Da Farah a Bala Baluk
Insieme al reggimento Lagunari “Serenissima”
di Mirko Polisano
Le prime luci dell’alba riscaldano la fredda notte di Farah. Qui, l’escursione termica è notevole: si passa dai venticinque gradi della mattina ai meno due della sera.
Ci svegliamo, pronti a partire. Destinazione: Bala Baluk, nella F.O.B. (Farward Operating Base) la base più avanzata del dispositivo militare impiegato in Afghanistan.
Dalla torretta alfa, si vede ad occhio nudo la “Farahroad” piuttosto che il confine con il Gulinstan, altra terra calda, dove sono a lavoro i nostri soldati. L’avamposto di Bala Baluk è di quelli più a rischio. Lo stato di allerta è alto e può capitare di essere colpiti dai razzi degli insurgents, dei ribelli. L’ultima volta, il primo dicembre scorso.
Il viaggio è lungo e tortuoso e per problemi di sicurezza non possiamo percorre l’asfalto della “517”, la strada della morte, come la chiamano da queste parti, ma siamo costretti a intraprendere una via alternativa, quella delle montagne, del deserto, degli avvallamenti e dei sentieri improbabili.
Saliamo a bordo di un lince: Carmine, trentenne dei Bersaglieri, è il capo-pattuglia. Gentile e disponibile, ci fa da guida nel deserto afghano, fatto di villaggi, di bambini che ti circondano per una caramella, di paesaggi da presepe e di sospetti. Già perché qui, l’attenzione non è mai troppa ed ecco che per una la motocicletta che ci segue, si attivano i primi dispositivi, poi è il turno di una macchia sospetta sul terreno. È un “vulneral point”. Bisogna controllare.
Dopo circa sei ore di viaggio, imbocchiamo la strada asfaltata fatta dagli americani. Che l’abbiamo realizzata loro, lo supponiamo, ne abbiamo la certezza quando alla nostra destra scorgiamo un autogrill e un punto di rifornimento carburante. Quasi che la globalizzazione sia arrivata fin qui. Un primo approccio di occidentalizzare l’Afghanistan. Forse i precedenti del Kosovo non sono poi tanto lontani.
Chissà se tra dieci anni anche l’Afghanistan chiederà di entrare in Europa.
Battute a parte, c’è ben poco da scherzare.
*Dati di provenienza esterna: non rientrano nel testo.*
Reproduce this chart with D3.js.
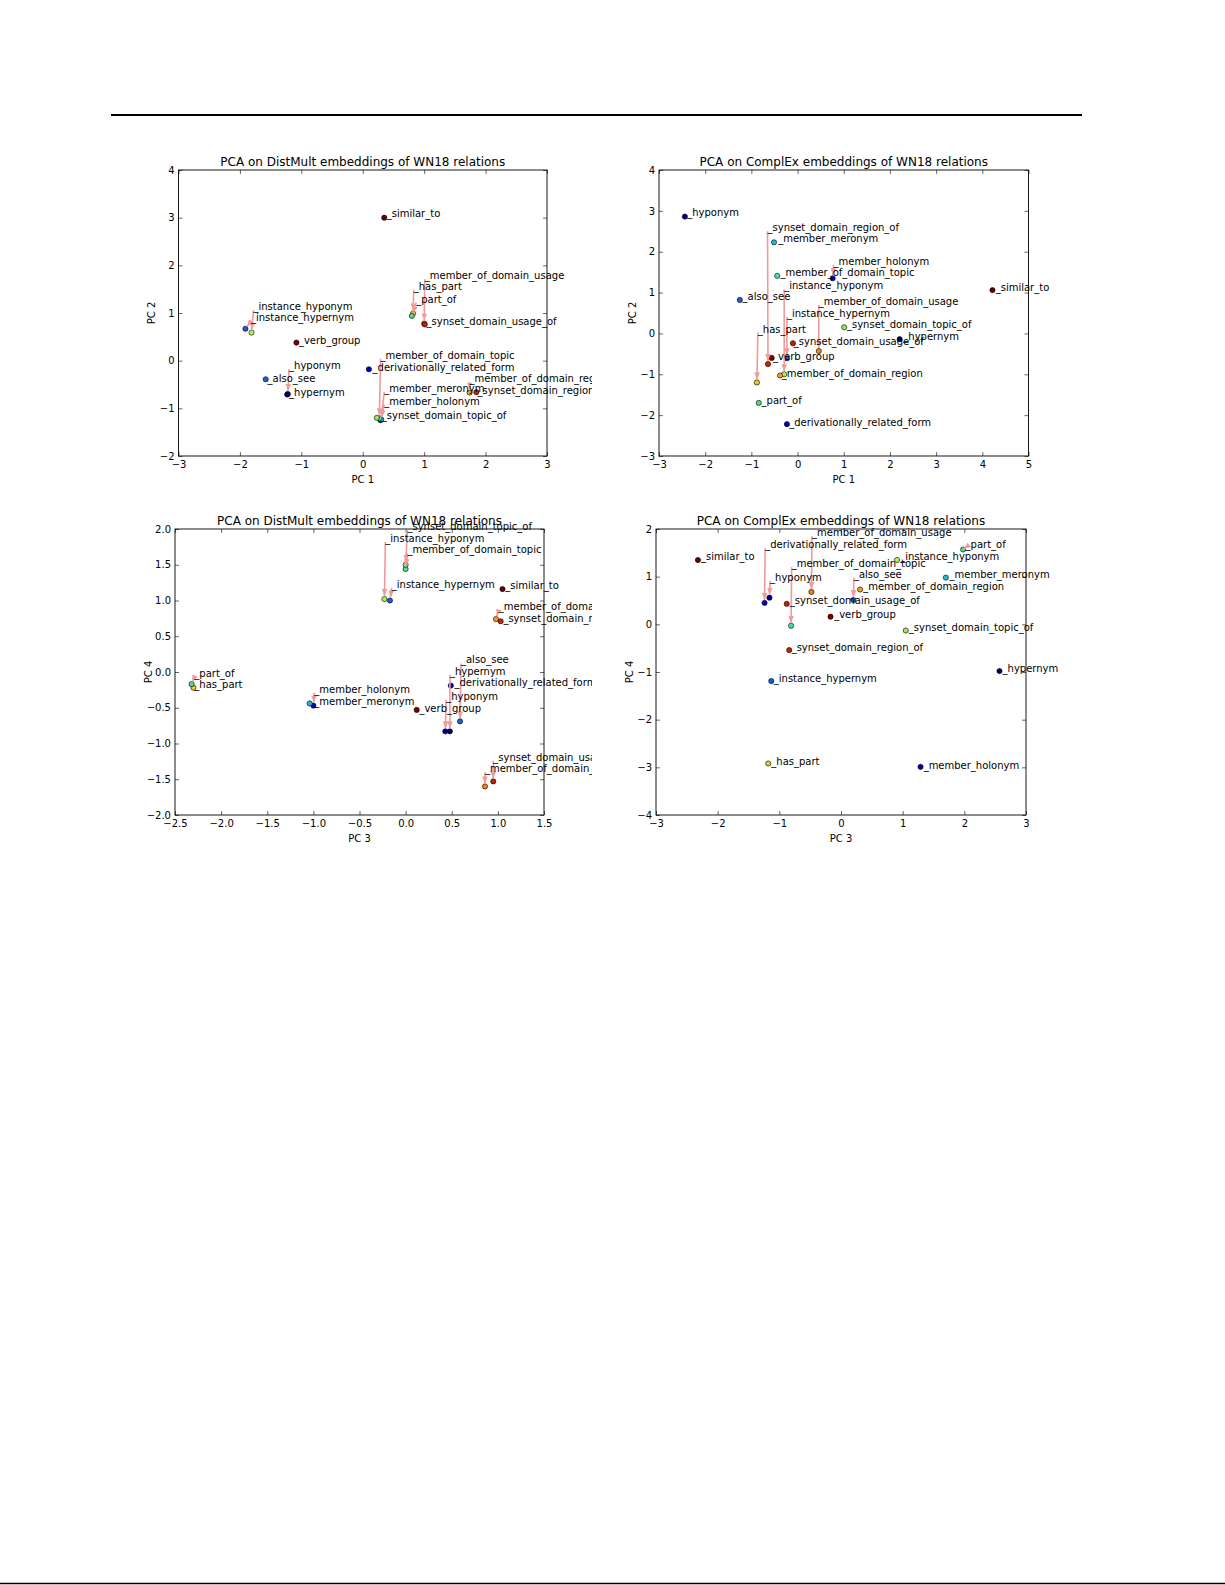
<!DOCTYPE html>
<html><head><meta charset="utf-8">
<script src="https://cdn.jsdelivr.net/npm/d3@7"></script>
<style>
body{margin:0;background:#fff}
svg{display:block}
text{font-family:"DejaVu Sans",sans-serif;fill:#000}
</style>
</head><body>
<svg id="chart" width="1225" height="1585"></svg>
<script>
// ---------- data ----------
const relations = ["also_see","derivationally_related_form","has_part","hypernym","hyponym",
  "instance_hypernym","instance_hyponym","member_holonym","member_meronym","member_of_domain_region",
  "member_of_domain_topic","member_of_domain_usage","part_of","similar_to","synset_domain_region_of",
  "synset_domain_topic_of","synset_domain_usage_of","verb_group"];
const relationColors = ["#1f5fd0","#0000c8","#e6cc28","#000060","#00008f",
  "#1a5ad8","#b4f050","#0000b0","#20b8d8","#f0a020",
  "#40e0b0","#f08020","#50d890","#6a0000","#d02000",
  "#a0e060","#c02000","#800000"];

const titles = ["PCA on DistMult embeddings of WN18 relations","PCA on ComplEx embeddings of WN18 relations",
  "PCA on DistMult embeddings of WN18 relations","PCA on ComplEx embeddings of WN18 relations"];
const axisNames = [["PC 1","PC 2"],["PC 1","PC 2"],["PC 3","PC 4"],["PC 3","PC 4"]];

// Panel 1: DistMult PC1 / PC2
const dmPC1 = [-1.58,0.10,0.82,-1.23,-1.22,-1.91,-1.81,0.29,0.30,1.74,0.27,1.00,0.80,0.35,1.85,0.23,1.01,-1.08];
const dmPC2 = [-0.39,-0.18,0.99,-0.71,-0.70,0.67,0.59,-1.25,-1.23,-0.67,-1.21,0.78,0.94,3.00,-0.66,-1.20,0.76,0.38];
const dm12LabelX = [-1.55,0.16,0.83,-1.20,-1.20,-1.82,-1.78,0.35,0.35,1.74,0.29,1.01,0.87,0.39,1.87,0.31,1.04,-1.04];
const dm12LabelY = [-0.44,-0.21,1.48,-0.74,-0.18,0.83,1.06,-0.92,-0.66,-0.45,0.04,1.71,1.22,3.01,-0.69,-1.22,0.74,0.36];
const dm12Arrow  = [0,0,1,0,1,1,1,1,1,1,1,1,1,0,0,0,0,0];

// Panel 2: ComplEx PC1 / PC2
const cxPC1 = [-1.25,-0.23,-0.88,2.21,-2.44,-0.23,-0.29,0.76,-0.51,-0.38,-0.44,0.46,-0.84,4.22,-0.64,1.01,-0.10,-0.56];
const cxPC2 = [0.82,-2.22,-1.20,-0.14,2.86,-0.61,-1.00,1.35,2.23,-1.03,1.41,-0.43,-1.70,1.06,-0.75,0.15,-0.24,-0.60];
const cx12LabelX = [-1.19,-0.18,-0.86,2.29,-2.39,-0.23,-0.29,0.78,-0.42,-0.34,-0.37,0.46,-0.78,4.29,-0.65,1.07,-0.08,-0.53];
const cx12LabelY = [0.83,-2.26,0.02,-0.15,2.87,0.40,1.08,1.68,2.23,-1.07,1.40,0.70,-1.73,1.05,2.50,0.14,-0.28,-0.64];
const cx12Arrow  = [0,0,1,0,0,1,1,1,0,0,0,1,0,0,1,0,0,0];

// Panel 3: DistMult PC3 / PC4
const dmPC3 = [0.59,0.49,-2.30,0.48,0.43,-0.17,-0.23,-1.00,-1.04,0.98,0.00,0.86,-2.32,1.05,1.03,0.00,0.95,0.12];
const dmPC4 = [-0.69,-0.19,-0.22,-0.83,-0.83,1.00,1.02,-0.47,-0.44,0.74,1.44,-1.60,-0.17,1.16,0.71,1.50,-1.53,-0.53];
const dm34LabelX = [0.60,0.53,-2.29,0.48,0.44,-0.15,-0.22,-0.99,-0.99,1.01,0.02,0.86,-2.29,1.08,1.06,0.02,0.95,0.15];
const dm34LabelY = [0.12,-0.20,-0.23,-0.04,-0.39,1.18,1.82,-0.29,-0.46,0.87,1.66,-1.40,-0.07,1.16,0.70,1.99,-1.24,-0.56];
const dm34Arrow  = [1,0,0,1,1,1,1,1,0,1,1,1,1,0,0,1,1,0];

// Panel 4: ComplEx PC3 / PC4
const cxPC3 = [0.20,-1.24,-1.18,2.57,-1.16,-1.13,0.91,1.29,1.70,0.31,-0.81,-0.48,1.98,-2.32,-0.84,1.05,-0.88,-0.17];
const cxPC4 = [0.51,0.45,-2.92,-0.98,0.56,-1.19,1.35,-2.99,0.98,0.73,-0.03,0.68,1.57,1.35,-0.54,-0.13,0.43,0.16];
const cx34LabelX = [0.21,-1.23,-1.13,2.62,-1.15,-1.09,0.96,1.34,1.76,0.36,-0.80,-0.47,2.02,-2.27,-0.80,1.10,-0.83,-0.11];
const cx34LabelY = [0.98,1.60,-2.96,-1.00,0.91,-1.22,1.36,-3.03,0.98,0.72,1.20,1.85,1.61,1.36,-0.55,-0.14,0.42,0.14];
const cx34Arrow  = [1,1,0,0,1,0,0,0,0,0,1,1,1,0,0,0,0,0];

const xTicks = [[-3,-2,-1,0,1,2,3],[-3,-2,-1,0,1,2,3,4,5],[-2.5,-2,-1.5,-1,-0.5,0,0.5,1,1.5],[-3,-2,-1,0,1,2,3]];
const yTicks = [[-2,-1,0,1,2,3,4],[-3,-2,-1,0,1,2,3,4],[-2,-1.5,-1,-0.5,0,0.5,1,1.5,2],[-4,-3,-2,-1,0,1,2]];
const tickFormats = ["d","d",".1f","d"];

// ---------- layout ----------
const panelData = [
  {x:dmPC1,y:dmPC2,lx:dm12LabelX,ly:dm12LabelY,arrow:dm12Arrow},
  {x:cxPC1,y:cxPC2,lx:cx12LabelX,ly:cx12LabelY,arrow:cx12Arrow},
  {x:dmPC3,y:dmPC4,lx:dm34LabelX,ly:dm34LabelY,arrow:dm34Arrow},
  {x:cxPC3,y:cxPC4,lx:cx34LabelX,ly:cx34LabelY,arrow:cx34Arrow}
];
const boxes = [
  {left:178.5, top:170, w:368.5, h:286, clipRight:592},
  {left:659, top:170, w:369.5, h:286, clipRight:1225},
  {left:175, top:529, w:369, h:286, clipRight:592},
  {left:656, top:529, w:370, h:286, clipRight:1225}
];

const svg = d3.select("#chart");
svg.append("rect").attr("width",1225).attr("height",1585).attr("fill","#fff");

// page rule lines
svg.append("line").attr("x1",111).attr("x2",1082).attr("y1",115).attr("y2",115)
  .attr("stroke","#000").attr("stroke-width",2);
svg.append("line").attr("x1",0).attr("x2",1225).attr("y1",1583.5).attr("y2",1583.5)
  .attr("stroke","#000").attr("stroke-width",1.5);

const defs = svg.append("defs");
defs.append("marker").attr("id","arrowHead").attr("viewBox","0 0 10 8")
  .attr("refX",10).attr("refY",4).attr("markerWidth",7).attr("markerHeight",5.6)
  .attr("markerUnits","userSpaceOnUse").attr("orient","auto")
  .append("path").attr("d","M0,0 L10,4 L0,8 Z").attr("fill","#f29a9a");

panelData.forEach((pd, k) => {
  const b = boxes[k];
  const xd = d3.extent(xTicks[k]), yd = d3.extent(yTicks[k]);
  const xs = d3.scaleLinear().domain(xd).range([b.left, b.left + b.w]);
  const ys = d3.scaleLinear().domain(yd).range([b.top + b.h, b.top]);
  const fmt = d3.format(tickFormats[k]);
  const g = svg.append("g");

  defs.append("clipPath").attr("id","clip"+k).append("rect")
    .attr("x",0).attr("y",0).attr("width",b.clipRight).attr("height",1585);

  // axes
  const axB = d3.axisBottom(xs).tickValues(xTicks[k]).tickFormat(fmt).tickSizeInner(-4).tickSizeOuter(0).tickPadding(5);
  const axT = d3.axisTop(xs).tickValues(xTicks[k]).tickFormat("").tickSizeInner(-4).tickSizeOuter(0);
  const axL = d3.axisLeft(ys).tickValues(yTicks[k]).tickFormat(fmt).tickSizeInner(-4).tickSizeOuter(0).tickPadding(4);
  const axR = d3.axisRight(ys).tickValues(yTicks[k]).tickFormat("").tickSizeInner(-4).tickSizeOuter(0);
  [[axB,`translate(0,${b.top+b.h})`],[axT,`translate(0,${b.top})`],[axL,`translate(${b.left},0)`],[axR,`translate(${b.left+b.w},0)`]]
    .forEach(([ax,tr]) => {
      const a = g.append("g").attr("transform",tr).call(ax);
      a.select(".domain").remove();
      a.selectAll("line").attr("stroke","#000").attr("stroke-width",0.6);
      a.selectAll("text").style("font-family","'DejaVu Sans',sans-serif").style("font-size","10px").attr("fill","#000");
    });
  g.append("rect").attr("x",b.left).attr("y",b.top).attr("width",b.w).attr("height",b.h)
    .attr("fill","none").attr("stroke","#000").attr("stroke-width",0.9);

  // titles and axis names
  g.append("text").attr("x",b.left+b.w/2).attr("y",b.top-4.5).attr("text-anchor","middle")
    .style("font-size","12px").text(titles[k]);
  g.append("text").attr("x",b.left+b.w/2).attr("y",b.top+b.h+27).attr("text-anchor","middle")
    .style("font-size","10px").text(axisNames[k][0]);
  g.append("text").attr("transform",`translate(${b.left-23.5},${b.top+b.h/2}) rotate(-90)`)
    .attr("text-anchor","middle").style("font-size","10px").text(axisNames[k][1]);

  const idx = d3.range(relations.length);
  // points
  g.append("g").selectAll("circle").data(idx).join("circle")
    .attr("cx",i=>xs(pd.x[i])).attr("cy",i=>ys(pd.y[i])).attr("r",2.6)
    .attr("fill",i=>relationColors[i]).attr("stroke","#000").attr("stroke-width",0.6);

  // arrows from displaced labels
  g.append("g").selectAll("line").data(idx.filter(i=>pd.arrow[i])).join("line")
    .each(function(i){
      const x1 = xs(pd.lx[i]), y1 = ys(pd.ly[i]);
      const x2 = xs(pd.x[i]), y2 = ys(pd.y[i]);
      const dx = x2-x1, dy = y2-y1, L = Math.hypot(dx,dy)||1;
      const s = Math.min(3, L*0.3);
      d3.select(this).attr("x1",x1).attr("y1",y1).attr("x2",x2-dx/L*s).attr("y2",y2-dy/L*s);
    })
    .attr("stroke","#f29a9a").attr("stroke-width",1.6).attr("marker-end","url(#arrowHead)");

  // labels
  g.append("g").attr("clip-path",`url(#clip${k})`).selectAll("text").data(idx).join("text")
    .attr("x",i=>xs(pd.lx[i])).attr("y",i=>ys(pd.ly[i]))
    .style("font-size","10px").text(i=>"_"+relations[i]);
});
</script>
</body></html>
Superato il ponte che porta a Bala Baluk occorre spegnere i fari. L’oscuramento è una prerogativa delle basi dell’Afghanistan. Succede a Herat, a Farah e ora anche qui a Bala Baluk. Entriamo e ad accoglierci c’è Giuseppe, un sergente maggiore di Castellammare di Stabia che ci mostra gli alloggi, ci presenta il comandante di battaglione, Luigi Puce. Scambio di battute e poi a tavola.
Per le dimensioni e il clima familiare, sembra essere in un’osteria italiana. E anche il cibo è buono: spaghetti aglio olio e peperoncino sono lontani anni luce dalle aragoste natalizie di Herat, ma il sapore è davvero unico.